MCALISTER, Okla. – After a high-profile execution went wrong on Tuesday night, many people are wondering about the process in which inmates are put to death.
Under Oklahoma law, death row inmates are injected with three different drugs that are supposed to cause unconsciousness, cause them to stop breathing and stop their heart.
Oklahoma’s current drug penalty law was enacted in 1977 after electrocution was deemed unconstitutional in 1972.
Between 1915 and 2014, Oklahoma has executed a total of 191 men and three women.
The average number of days on death row for an inmate is 4,531, which is about 12 and a half years.
Since 1960, all of the people who were executed in Oklahoma were convicted of murder.
Oklahoma’s death row is less extensive than Texas’ but is overwhelming compared to Kansas.

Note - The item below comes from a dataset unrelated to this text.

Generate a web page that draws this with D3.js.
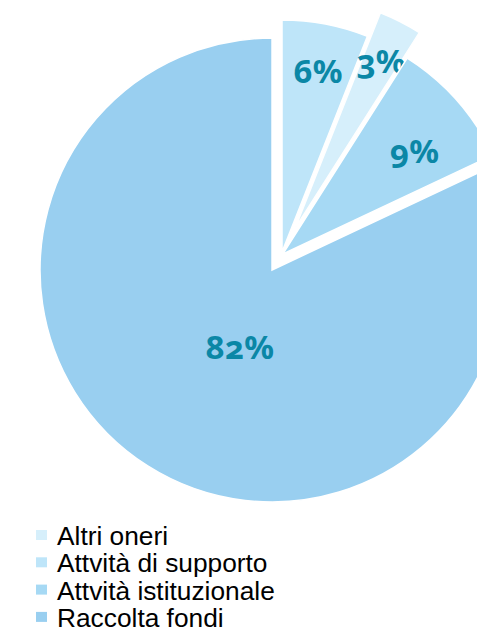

According to the Texas Department of Corrections website, executions in Texas use a single drug protocol of pentobarbital.
Currently, there are 274 inmates on death row in Texas.
In all, the Lone Star State has put 546 people to death.
In Kansas, there are currently nine people on death row.
Kansas’ Department of Corrections says a number of inmates have been convicted of murder but were sentenced to life in prison instead of death.
The state has not conducted an execution since 1965.
While executions usually go according to plan, this is not the first time an execution has gone wrong in Oklahoma.
!n 1992, Robyn Lee Parks had a violent reaction to the injection drugs.
In 1997, Scott Carpenter also began to gasp and shake after receiving the drugs.